> [What is needed]:
Say how many lines contain "this"; the answer is the number alone.

****************

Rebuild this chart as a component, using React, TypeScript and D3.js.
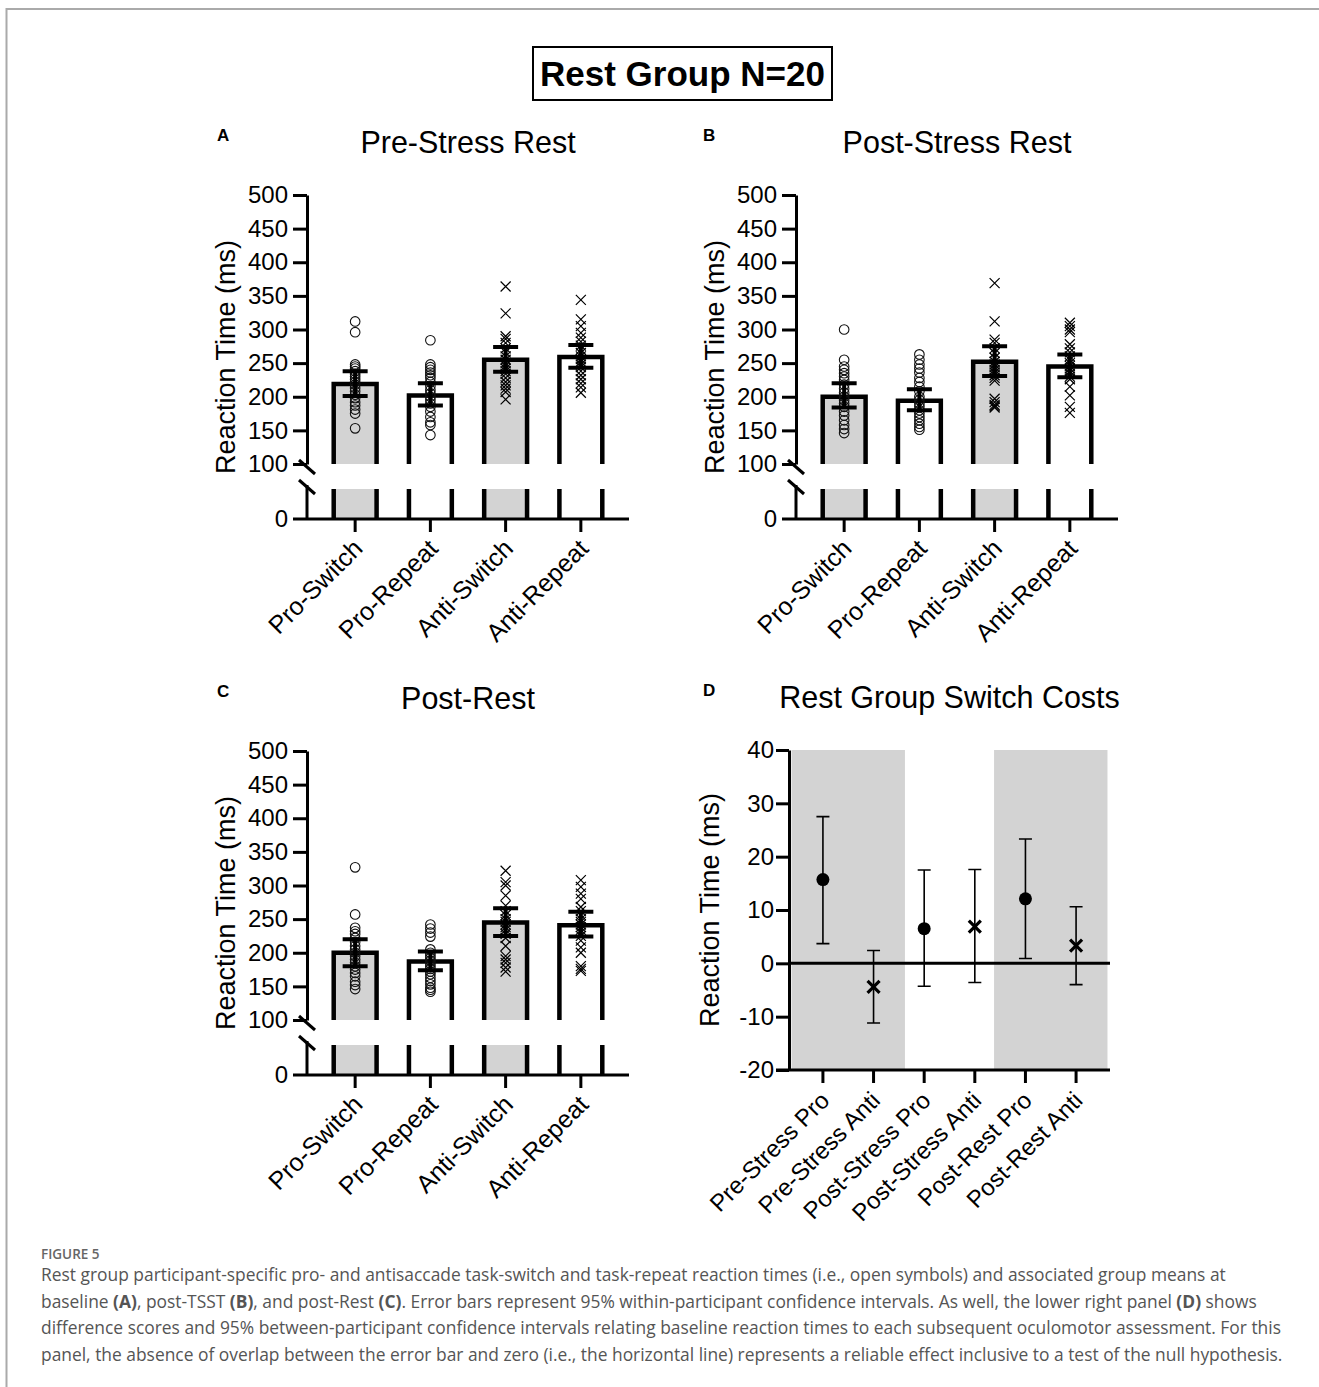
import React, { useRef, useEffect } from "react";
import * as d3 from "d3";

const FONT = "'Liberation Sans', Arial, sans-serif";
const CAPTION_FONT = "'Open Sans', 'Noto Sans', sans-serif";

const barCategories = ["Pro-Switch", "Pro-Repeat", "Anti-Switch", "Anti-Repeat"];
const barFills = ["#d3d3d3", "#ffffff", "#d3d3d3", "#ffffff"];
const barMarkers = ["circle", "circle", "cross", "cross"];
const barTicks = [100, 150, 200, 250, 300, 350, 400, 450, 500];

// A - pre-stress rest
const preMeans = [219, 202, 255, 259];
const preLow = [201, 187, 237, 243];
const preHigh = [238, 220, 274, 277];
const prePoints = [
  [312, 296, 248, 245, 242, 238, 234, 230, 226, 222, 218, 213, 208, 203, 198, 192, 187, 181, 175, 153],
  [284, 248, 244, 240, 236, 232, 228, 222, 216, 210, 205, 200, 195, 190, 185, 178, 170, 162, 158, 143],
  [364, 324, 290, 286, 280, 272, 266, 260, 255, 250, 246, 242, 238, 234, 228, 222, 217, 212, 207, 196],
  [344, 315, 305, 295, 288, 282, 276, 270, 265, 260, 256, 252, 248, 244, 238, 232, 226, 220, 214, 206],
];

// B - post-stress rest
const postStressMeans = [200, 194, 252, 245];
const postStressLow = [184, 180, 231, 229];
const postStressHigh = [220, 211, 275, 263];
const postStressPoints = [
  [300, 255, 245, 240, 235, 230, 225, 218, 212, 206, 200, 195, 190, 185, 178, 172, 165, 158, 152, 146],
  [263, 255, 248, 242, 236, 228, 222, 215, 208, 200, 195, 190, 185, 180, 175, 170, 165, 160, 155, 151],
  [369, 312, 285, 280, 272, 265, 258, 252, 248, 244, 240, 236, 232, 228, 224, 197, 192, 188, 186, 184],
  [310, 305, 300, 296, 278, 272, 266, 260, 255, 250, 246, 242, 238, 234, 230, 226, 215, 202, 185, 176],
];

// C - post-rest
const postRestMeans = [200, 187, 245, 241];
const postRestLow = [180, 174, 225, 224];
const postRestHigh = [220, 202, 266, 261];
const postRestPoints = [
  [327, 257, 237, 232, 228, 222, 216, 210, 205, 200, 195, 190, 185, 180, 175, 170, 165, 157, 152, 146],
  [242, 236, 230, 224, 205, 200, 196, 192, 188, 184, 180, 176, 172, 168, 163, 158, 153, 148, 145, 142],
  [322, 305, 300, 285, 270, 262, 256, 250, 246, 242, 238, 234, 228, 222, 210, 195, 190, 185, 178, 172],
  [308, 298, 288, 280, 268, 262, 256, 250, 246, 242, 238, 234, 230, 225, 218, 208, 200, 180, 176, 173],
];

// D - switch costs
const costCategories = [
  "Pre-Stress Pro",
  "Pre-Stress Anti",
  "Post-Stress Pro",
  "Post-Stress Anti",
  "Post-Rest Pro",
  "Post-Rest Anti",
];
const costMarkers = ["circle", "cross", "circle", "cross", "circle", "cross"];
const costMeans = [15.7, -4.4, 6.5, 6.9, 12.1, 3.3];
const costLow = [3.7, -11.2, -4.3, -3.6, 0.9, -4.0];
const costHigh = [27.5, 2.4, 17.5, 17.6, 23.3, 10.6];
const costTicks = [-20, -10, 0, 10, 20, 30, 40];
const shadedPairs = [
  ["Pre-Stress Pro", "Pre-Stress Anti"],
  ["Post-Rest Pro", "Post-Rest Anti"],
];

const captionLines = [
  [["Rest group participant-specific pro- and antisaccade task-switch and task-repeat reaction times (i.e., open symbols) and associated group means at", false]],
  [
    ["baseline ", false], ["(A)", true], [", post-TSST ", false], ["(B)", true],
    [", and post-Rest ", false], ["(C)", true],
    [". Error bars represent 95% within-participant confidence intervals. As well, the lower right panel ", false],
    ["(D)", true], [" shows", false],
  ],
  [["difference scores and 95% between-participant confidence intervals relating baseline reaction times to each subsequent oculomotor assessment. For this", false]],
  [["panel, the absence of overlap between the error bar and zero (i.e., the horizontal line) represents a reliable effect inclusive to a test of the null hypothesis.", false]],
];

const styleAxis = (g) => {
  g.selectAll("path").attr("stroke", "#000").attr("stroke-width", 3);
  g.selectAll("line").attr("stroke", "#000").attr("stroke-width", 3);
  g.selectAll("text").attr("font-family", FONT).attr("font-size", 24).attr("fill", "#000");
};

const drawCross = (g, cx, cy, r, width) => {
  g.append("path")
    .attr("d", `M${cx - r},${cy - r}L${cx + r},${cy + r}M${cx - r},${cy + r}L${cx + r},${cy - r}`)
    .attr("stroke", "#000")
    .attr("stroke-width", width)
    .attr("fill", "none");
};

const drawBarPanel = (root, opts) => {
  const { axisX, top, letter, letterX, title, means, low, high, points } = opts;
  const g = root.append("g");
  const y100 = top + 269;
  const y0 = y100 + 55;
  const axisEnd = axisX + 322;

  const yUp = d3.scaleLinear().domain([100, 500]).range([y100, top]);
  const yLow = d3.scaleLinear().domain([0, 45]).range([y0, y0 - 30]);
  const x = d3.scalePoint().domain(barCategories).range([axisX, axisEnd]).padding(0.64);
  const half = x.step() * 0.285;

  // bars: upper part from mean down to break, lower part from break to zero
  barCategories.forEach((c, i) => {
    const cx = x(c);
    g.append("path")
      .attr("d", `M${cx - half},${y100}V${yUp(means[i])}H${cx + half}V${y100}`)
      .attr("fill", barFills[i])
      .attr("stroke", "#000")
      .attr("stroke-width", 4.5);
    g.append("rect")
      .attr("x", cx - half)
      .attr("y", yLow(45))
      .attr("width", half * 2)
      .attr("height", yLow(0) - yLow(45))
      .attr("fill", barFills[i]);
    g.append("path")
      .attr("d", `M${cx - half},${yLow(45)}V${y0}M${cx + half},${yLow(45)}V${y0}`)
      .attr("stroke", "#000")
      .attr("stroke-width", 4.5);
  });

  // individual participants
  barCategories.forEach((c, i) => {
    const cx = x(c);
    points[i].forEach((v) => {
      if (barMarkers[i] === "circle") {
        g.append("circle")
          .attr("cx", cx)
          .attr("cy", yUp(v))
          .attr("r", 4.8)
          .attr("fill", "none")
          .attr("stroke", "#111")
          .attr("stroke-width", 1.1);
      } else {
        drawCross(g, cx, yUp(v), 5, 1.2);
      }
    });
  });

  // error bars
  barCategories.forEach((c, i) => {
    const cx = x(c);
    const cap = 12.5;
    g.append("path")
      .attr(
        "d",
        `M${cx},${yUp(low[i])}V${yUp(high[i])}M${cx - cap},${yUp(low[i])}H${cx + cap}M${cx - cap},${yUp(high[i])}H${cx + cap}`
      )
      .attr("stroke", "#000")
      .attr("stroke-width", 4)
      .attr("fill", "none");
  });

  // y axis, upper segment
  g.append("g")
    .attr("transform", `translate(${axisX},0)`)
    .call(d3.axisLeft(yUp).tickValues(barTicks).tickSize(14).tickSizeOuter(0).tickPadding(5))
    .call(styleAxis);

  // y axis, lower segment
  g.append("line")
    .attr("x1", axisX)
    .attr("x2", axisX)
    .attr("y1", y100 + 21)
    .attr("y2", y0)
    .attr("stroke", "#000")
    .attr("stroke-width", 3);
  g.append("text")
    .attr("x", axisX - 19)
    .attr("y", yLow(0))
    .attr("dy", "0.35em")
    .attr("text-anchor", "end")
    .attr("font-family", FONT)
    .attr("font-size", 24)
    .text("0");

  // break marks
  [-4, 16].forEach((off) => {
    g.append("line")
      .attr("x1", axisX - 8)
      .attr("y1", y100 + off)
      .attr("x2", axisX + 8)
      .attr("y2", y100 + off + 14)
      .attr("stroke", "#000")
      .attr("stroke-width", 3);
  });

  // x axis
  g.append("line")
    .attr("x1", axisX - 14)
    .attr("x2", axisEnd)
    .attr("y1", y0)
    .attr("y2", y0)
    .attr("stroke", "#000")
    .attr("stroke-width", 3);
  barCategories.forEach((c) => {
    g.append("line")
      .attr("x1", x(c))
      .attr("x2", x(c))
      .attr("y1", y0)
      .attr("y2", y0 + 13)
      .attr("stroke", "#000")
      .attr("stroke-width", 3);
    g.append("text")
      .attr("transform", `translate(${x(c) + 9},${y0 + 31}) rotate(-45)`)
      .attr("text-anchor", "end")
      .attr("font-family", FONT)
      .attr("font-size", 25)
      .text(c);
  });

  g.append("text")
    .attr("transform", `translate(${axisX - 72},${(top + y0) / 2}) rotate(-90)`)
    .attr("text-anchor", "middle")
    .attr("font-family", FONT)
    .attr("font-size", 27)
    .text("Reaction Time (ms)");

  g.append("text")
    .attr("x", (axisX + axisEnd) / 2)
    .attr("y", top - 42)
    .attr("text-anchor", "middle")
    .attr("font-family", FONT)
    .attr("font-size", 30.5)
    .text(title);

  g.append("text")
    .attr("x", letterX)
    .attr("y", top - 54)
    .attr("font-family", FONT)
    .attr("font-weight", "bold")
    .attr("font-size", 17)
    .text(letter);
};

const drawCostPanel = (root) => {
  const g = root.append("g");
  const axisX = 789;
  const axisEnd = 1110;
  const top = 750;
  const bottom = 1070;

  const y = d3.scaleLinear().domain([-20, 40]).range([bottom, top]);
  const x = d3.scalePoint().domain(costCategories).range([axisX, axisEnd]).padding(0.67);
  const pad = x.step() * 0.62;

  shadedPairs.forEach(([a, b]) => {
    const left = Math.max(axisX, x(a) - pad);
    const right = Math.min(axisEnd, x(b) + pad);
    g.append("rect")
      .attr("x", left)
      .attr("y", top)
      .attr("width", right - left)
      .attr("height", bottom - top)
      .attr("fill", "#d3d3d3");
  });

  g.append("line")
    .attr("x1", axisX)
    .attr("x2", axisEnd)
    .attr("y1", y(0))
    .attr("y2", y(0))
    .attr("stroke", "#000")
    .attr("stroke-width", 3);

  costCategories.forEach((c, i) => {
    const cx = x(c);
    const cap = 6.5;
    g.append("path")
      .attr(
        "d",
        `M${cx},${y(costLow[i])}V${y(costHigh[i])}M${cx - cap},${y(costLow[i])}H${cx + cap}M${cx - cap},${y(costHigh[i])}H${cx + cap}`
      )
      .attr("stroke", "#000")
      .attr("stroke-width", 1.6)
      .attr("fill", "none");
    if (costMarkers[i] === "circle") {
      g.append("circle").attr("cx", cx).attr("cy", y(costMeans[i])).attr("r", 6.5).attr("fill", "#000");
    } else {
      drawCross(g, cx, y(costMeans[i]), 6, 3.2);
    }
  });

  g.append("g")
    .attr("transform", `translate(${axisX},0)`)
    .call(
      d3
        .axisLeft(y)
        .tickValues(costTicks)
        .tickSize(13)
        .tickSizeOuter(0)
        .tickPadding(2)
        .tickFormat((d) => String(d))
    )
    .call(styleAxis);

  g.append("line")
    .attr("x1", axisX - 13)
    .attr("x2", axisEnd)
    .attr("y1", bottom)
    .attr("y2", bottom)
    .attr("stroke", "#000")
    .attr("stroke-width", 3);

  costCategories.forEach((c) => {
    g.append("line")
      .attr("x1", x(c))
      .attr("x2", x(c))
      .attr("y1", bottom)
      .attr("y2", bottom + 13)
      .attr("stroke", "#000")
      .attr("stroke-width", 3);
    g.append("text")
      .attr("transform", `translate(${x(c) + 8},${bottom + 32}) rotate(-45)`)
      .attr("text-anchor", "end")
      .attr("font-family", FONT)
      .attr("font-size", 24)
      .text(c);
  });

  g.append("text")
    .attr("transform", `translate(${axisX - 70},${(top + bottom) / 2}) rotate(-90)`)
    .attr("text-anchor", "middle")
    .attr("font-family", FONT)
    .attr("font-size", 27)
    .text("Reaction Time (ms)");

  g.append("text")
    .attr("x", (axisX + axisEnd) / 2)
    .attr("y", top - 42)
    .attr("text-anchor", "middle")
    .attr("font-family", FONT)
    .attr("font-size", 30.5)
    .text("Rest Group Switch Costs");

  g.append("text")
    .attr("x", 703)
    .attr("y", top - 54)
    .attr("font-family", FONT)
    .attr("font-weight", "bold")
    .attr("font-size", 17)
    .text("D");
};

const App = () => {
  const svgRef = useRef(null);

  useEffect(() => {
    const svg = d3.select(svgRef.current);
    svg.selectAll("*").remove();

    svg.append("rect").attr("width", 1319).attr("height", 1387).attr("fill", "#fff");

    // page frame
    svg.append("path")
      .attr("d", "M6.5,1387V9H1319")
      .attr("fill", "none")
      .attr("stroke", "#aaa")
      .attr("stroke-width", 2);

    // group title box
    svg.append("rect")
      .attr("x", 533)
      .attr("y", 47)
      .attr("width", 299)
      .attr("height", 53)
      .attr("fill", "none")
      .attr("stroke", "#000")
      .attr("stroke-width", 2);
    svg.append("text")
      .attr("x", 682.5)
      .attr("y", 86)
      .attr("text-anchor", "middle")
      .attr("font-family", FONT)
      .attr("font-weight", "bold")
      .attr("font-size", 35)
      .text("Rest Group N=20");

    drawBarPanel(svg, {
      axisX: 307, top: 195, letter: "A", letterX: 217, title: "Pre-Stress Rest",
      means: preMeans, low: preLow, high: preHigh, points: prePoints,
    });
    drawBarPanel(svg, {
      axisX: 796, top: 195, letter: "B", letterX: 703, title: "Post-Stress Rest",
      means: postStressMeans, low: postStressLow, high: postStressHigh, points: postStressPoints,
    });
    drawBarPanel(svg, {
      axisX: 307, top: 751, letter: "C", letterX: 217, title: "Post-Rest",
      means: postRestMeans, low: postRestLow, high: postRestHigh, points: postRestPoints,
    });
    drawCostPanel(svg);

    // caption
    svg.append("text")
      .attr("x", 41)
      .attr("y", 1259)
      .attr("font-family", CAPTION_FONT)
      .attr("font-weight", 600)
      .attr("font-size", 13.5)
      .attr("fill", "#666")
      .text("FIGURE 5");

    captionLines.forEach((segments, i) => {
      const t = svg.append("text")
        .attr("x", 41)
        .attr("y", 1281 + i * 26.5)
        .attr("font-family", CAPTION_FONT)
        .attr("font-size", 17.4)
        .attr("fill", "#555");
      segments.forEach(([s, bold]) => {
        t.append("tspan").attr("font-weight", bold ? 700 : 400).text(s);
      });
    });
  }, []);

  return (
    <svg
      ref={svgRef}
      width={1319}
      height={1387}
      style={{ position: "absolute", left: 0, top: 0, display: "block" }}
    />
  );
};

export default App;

****************

> [Solved exercise]:
2